§ Problem statement
Extract every line that includes the string "this".
○ ○ ○ ○ ○
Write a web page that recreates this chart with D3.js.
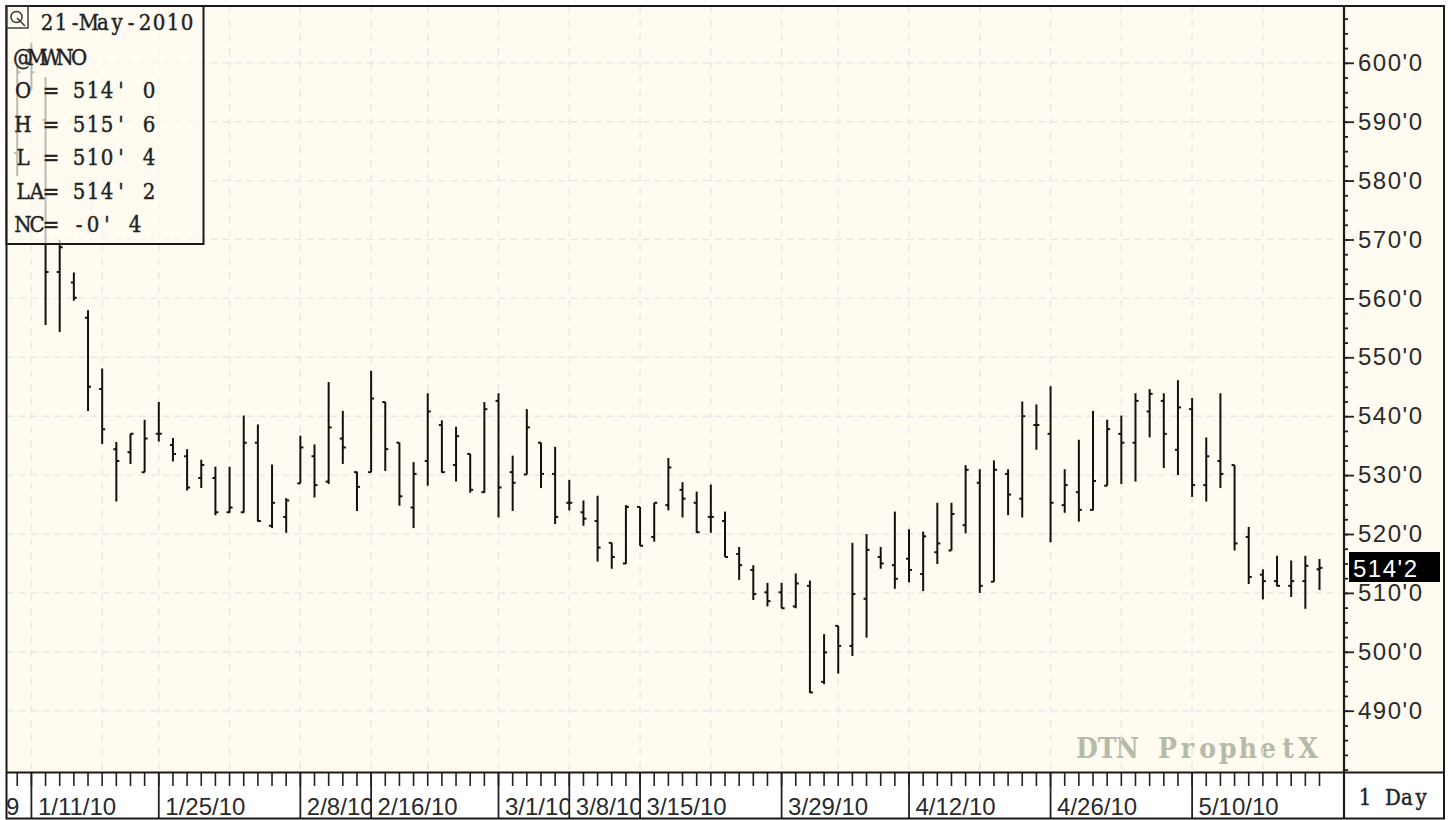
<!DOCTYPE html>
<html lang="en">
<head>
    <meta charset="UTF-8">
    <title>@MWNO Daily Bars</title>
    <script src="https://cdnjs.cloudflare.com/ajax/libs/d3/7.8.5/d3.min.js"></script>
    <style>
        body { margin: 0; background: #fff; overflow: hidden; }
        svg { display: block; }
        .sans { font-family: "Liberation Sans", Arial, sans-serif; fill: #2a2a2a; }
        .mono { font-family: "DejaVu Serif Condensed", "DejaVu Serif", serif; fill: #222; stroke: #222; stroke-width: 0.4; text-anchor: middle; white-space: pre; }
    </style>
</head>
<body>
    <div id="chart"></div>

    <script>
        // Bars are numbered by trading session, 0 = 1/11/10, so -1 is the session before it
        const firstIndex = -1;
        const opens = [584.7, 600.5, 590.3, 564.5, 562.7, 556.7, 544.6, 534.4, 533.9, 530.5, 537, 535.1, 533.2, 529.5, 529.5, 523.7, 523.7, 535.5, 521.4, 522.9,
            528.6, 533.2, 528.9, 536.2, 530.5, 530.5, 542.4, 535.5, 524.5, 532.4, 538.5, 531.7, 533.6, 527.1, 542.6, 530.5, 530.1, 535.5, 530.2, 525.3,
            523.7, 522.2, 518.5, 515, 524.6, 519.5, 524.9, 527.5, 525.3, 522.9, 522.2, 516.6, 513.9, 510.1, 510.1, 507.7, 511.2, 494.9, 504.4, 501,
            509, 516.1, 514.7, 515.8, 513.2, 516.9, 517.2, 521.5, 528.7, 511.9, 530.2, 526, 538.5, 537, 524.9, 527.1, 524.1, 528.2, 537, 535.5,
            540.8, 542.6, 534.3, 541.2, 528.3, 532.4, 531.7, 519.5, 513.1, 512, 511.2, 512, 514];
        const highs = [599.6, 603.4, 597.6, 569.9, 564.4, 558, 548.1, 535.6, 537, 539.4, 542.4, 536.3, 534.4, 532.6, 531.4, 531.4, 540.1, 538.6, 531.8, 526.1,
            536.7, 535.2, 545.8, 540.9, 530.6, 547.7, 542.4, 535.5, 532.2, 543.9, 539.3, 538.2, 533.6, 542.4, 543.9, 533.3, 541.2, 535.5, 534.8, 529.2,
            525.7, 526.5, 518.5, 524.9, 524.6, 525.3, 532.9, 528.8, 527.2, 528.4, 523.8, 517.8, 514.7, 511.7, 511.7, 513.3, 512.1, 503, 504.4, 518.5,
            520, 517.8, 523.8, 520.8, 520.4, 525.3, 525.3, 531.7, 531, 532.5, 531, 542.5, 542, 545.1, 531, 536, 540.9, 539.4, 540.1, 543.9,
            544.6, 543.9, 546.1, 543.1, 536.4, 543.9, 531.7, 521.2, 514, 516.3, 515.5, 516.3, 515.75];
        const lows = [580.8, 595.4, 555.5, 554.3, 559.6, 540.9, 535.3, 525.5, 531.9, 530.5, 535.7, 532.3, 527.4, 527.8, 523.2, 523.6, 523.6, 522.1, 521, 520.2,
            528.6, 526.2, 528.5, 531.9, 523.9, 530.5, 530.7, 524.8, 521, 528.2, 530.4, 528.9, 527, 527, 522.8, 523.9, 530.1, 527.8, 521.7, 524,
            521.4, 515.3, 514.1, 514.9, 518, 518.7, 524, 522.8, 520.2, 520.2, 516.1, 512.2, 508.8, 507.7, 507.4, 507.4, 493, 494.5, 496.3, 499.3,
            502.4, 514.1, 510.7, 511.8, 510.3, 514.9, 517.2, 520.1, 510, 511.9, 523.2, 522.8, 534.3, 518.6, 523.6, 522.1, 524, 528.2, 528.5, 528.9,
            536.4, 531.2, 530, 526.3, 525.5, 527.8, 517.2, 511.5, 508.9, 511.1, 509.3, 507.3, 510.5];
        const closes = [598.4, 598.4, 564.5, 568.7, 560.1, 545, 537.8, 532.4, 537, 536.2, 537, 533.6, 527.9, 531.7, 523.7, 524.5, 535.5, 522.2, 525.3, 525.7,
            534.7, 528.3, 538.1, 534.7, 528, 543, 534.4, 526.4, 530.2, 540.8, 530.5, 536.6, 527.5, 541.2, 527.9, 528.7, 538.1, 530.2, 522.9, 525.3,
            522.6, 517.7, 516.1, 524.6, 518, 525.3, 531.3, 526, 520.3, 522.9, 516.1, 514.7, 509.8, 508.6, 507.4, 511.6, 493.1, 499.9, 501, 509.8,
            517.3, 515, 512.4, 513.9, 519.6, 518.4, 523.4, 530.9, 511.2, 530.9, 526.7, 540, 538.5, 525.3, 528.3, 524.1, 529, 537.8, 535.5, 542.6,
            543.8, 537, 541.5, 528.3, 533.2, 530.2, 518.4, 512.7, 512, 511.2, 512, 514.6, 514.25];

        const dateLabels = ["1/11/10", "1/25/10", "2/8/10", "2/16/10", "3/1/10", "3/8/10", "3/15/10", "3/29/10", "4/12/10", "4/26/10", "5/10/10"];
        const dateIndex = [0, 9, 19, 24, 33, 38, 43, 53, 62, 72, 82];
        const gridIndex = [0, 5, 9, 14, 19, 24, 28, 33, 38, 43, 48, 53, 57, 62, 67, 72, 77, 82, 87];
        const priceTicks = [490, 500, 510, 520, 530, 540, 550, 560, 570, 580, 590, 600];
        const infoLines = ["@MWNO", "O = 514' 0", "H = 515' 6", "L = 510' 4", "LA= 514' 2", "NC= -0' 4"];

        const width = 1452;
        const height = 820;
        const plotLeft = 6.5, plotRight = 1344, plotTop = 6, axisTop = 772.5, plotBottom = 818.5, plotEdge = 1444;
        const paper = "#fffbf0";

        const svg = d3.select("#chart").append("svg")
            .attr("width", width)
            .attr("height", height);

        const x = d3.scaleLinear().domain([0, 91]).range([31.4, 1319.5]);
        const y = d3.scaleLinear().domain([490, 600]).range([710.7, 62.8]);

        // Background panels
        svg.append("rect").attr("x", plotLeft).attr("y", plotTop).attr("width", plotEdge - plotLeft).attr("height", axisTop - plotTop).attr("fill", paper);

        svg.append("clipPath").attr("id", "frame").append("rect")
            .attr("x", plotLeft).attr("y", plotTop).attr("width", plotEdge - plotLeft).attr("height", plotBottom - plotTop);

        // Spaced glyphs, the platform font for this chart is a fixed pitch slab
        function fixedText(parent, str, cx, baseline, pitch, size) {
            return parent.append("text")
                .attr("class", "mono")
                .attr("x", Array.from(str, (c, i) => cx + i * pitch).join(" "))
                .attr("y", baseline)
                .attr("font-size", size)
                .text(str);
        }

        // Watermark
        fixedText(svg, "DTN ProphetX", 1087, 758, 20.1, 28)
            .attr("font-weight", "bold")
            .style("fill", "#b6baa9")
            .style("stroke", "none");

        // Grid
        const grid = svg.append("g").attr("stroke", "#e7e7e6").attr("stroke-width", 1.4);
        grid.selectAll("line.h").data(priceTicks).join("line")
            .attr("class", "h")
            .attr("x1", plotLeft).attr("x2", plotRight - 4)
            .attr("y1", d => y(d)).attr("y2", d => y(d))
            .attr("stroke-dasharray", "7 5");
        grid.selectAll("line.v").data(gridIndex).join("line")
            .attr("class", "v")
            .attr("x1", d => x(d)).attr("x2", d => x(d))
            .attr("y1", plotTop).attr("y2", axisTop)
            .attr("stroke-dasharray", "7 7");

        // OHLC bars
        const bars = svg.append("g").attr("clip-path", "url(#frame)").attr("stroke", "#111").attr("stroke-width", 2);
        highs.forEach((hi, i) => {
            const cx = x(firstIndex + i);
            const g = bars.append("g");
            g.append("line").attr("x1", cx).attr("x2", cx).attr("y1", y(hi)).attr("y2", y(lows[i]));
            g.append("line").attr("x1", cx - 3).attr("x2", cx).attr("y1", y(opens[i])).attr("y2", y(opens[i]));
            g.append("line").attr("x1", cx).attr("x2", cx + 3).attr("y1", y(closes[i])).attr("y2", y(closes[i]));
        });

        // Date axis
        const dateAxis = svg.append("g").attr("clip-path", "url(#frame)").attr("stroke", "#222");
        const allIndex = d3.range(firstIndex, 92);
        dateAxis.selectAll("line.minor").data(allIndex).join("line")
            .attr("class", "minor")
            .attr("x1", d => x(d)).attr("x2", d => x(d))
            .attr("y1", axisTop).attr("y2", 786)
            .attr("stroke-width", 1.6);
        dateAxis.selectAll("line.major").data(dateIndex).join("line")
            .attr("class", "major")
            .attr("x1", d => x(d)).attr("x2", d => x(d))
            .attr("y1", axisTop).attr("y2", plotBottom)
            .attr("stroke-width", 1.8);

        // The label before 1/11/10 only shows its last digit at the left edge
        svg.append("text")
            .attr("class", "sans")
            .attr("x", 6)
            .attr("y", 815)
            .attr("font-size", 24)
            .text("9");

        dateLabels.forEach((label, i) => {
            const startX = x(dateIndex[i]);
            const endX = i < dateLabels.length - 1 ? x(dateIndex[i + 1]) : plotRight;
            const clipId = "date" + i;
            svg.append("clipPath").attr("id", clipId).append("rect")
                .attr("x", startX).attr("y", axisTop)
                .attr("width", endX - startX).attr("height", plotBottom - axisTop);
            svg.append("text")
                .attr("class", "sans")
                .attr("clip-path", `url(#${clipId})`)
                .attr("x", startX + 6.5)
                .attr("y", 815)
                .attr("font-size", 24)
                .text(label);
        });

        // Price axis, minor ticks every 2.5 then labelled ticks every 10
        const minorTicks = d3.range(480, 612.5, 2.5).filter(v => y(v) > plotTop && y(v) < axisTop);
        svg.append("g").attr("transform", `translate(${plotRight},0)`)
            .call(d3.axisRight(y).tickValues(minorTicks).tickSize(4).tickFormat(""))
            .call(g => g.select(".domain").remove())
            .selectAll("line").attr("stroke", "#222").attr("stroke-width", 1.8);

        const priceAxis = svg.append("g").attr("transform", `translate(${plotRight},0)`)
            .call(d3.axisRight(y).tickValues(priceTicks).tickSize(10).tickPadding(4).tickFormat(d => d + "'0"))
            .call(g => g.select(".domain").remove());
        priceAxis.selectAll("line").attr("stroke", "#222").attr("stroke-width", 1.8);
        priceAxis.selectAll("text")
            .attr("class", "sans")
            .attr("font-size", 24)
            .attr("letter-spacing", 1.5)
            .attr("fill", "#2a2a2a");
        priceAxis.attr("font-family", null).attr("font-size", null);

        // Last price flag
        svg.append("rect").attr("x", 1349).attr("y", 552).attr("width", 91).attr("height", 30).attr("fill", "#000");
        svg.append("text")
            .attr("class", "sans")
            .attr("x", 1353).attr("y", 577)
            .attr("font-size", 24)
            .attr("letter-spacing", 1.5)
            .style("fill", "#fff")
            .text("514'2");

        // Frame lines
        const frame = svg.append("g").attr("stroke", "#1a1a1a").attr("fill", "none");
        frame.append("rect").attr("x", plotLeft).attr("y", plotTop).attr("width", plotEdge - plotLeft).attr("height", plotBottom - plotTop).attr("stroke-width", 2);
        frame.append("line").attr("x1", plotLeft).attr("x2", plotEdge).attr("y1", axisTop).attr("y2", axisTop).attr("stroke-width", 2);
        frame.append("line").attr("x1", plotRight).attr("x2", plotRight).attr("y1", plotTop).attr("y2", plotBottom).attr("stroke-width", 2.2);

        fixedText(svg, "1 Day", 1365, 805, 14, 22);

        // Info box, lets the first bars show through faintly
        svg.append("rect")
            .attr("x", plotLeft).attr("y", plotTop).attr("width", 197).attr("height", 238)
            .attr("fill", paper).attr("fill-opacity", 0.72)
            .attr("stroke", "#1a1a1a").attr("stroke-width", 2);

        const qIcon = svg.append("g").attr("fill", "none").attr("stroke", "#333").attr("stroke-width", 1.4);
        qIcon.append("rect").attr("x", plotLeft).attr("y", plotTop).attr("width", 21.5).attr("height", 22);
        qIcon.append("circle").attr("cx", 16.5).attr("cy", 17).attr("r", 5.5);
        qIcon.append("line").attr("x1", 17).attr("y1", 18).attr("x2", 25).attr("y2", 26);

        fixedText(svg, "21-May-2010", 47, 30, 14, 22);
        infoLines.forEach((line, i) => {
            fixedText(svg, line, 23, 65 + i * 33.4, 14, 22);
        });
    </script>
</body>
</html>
○ ○ ○ ○ ○
§ Result of the exercise
Write a web page that recreates this chart with D3.js.
        // Spaced glyphs, the platform font for this chart is a fixed pitch slab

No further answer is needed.